Success or failure during times of peril depends on your ability to get your team moving in the right direction. Courage and resolve will help you avoid the temptations that lead to failure in difficult times. When people are asking me how do you spot a leader, I would ask the following question: How did they lead in challenging times and adversity? Think about leaders like Abraham Lincoln, Nelson Mandela, Martin Luther King Jr. and Mahatma Gandhi.
Leadership in today’s world is in short supply. We are not expecting perfect leaders, but people who have primary greatness.
According to the late Stephen Covey, “A successful life is about primary greatness-a life of duty, honor, integrity, perseverance, self-sacrifice and service, regardless of material rewards or circumstances. “
At the heart of it, It’s about building your leadership character. How do you respond to setbacks and adversity will have a lasting impact on whether you were courageous enough to lead by example? All of us want to see positive changes, but the real question is whether you are included in the change. As Gandhi said, “Be the change you want to see in the world.” In order for us to make a difference, we have to BE the difference.
We are sometimes challenged to keep quiet or move on, to conform and settle back to our pre-determined roles. But nothing can be so far from the truth as to what leaders really do. Candor and tough decisions require courage, and courage will set you apart from the pack. We need courageous leaders with the capacity to think deeply, critically, comprehensively, and do what’s right.

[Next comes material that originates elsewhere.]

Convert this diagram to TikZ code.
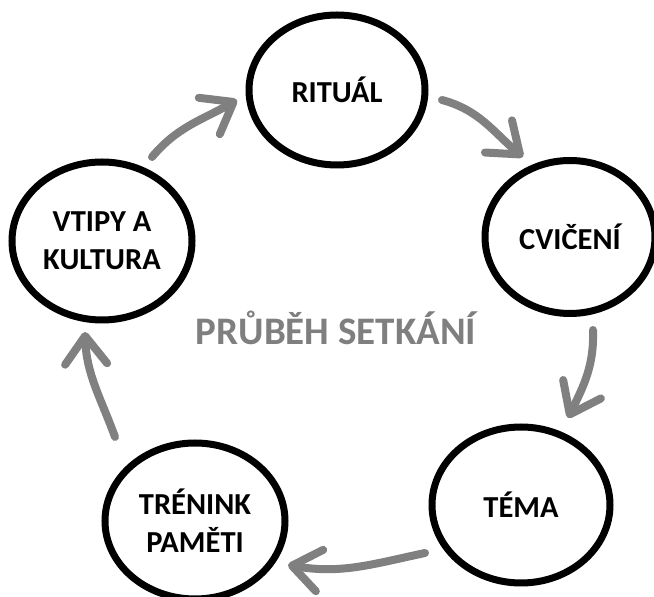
\documentclass[tikz,border=0pt]{standalone}
\usepackage{fontspec}
\setmainfont{Carlito}
\usetikzlibrary{shapes.geometric,arrows.meta}
\definecolor{arrowgray}{HTML}{808080}
\definecolor{titlegray}{HTML}{7F7F7F}
\tikzset{
  stage/.style={ellipse, draw=black, line width=7pt, fill=white, inner sep=0pt,
    align=center, font=\fontsize{30.5}{38}\selectfont\bfseries},
  flow/.style={draw=arrowgray, line width=8pt, line cap=round,
    -{Straight Barb[length=28pt,width=42pt,round]}},
}
\begin{document}
\begin{tikzpicture}[x=1pt,y=1pt]
\useasboundingbox (0,0) rectangle (654,597);
\node[stage, minimum width=176pt, minimum height=150pt] (rit) at (337,507) {RITUÁL};
\node[stage, minimum width=170pt, minimum height=153pt] (cvi) at (570,360) {CVIČENÍ};
\node[stage, minimum width=178pt, minimum height=156pt] (tema) at (521,92) {TÉMA};
\node[stage, minimum width=180pt, minimum height=156pt] (tren) at (195,76) {TRÉNINK\\PAMĚTI};
\node[stage, minimum width=180pt, minimum height=158pt] (vti) at (102,356) {VTIPY A\\KULTURA};
\node[font=\fontsize{39}{44}\selectfont\bfseries, text=titlegray] (title) at (336,269) {PRŮBĚH SETKÁNÍ};
\coordinate (a1s) at (442,497); \coordinate (a1e) at (523,440);
\coordinate (a2s) at (593,267); \coordinate (a2e) at (568,179);
\coordinate (a3s) at (425,44);  \coordinate (a3e) at (288,32);
\coordinate (a4s) at (115,160); \coordinate (a4e) at (85,265);
\coordinate (a5s) at (152,440); \coordinate (a5e) at (237,497);
\draw[flow] (a1s) to[out=-15,in=140] (a1e);
\draw[flow] (a2s) to[out=-88,in=64] (a2e);
\draw[flow] (a3s) to[out=192,in=-10] (a3e);
\draw[flow] (a4s) to[out=110,in=-88] (a4e);
\draw[flow] (a5s) to[out=50,in=210] (a5e);
\end{tikzpicture}
\end{document}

For some of us, life has become overwhelming by constant changes and ongoing demands to do more with less. It has become challenging to navigate the day to day without losing your soul. We need to remember who we are and what we believe in. We must identify and keep our purpose alive.
Leadership is always taking the road less traveled. It’s uncomfortable. It’s about change, vision and disruption. It’s letting go of the old and ushering the new. It’s not necessarily about great heroic acts, but the day to day contributions to making your organization, community and family a better place. Each day can be a contribution to a deeper more satisfying sense of purpose and momentum in the right direction.
Leadership is a life long journey, so don’t try to master it in one month. Lakshmi Ramarajan a Harvard Business Review writer says, the process of learning, growing, and developing an integrated self is a process of construction and meaning–making. As a leader, you will face many challenges. Adversity is a great teacher. We begin to mold our character and values based on our experiences.
So what are some of the ways to challenge ourselves and lead with courage?
Be action oriented leader
Great leaders don’t sit on the sidelines. The don’t tippy toe around the opportunities presented to them. Life is a game, but you have to be in the game to win the game, you can’t win it by being a spectator. Each of us can make a meaningful contribution. It does not have to be grandiose. It could be a simple act of kindness toward people you have influence with.
Be comfortable with the unknown
Great leaders are comfortable with the unknown. They embrace the unexpected as they mature and grow into their leadership role. Nothing is guaranteed in life, so you might as well find out what works and what doesn’t. The only way to do find out is by trying new solutions to an old problem.
Learn from every experience
John F. Kennedy who had big a learning curve as young president said, ‘Leadership and learning are indispensable to each other.” Leadership is not a sprint. It’s a journey of learning about your strengths and how you can take your experiences as an opportunity to get better. The best leaders are not born, they are made.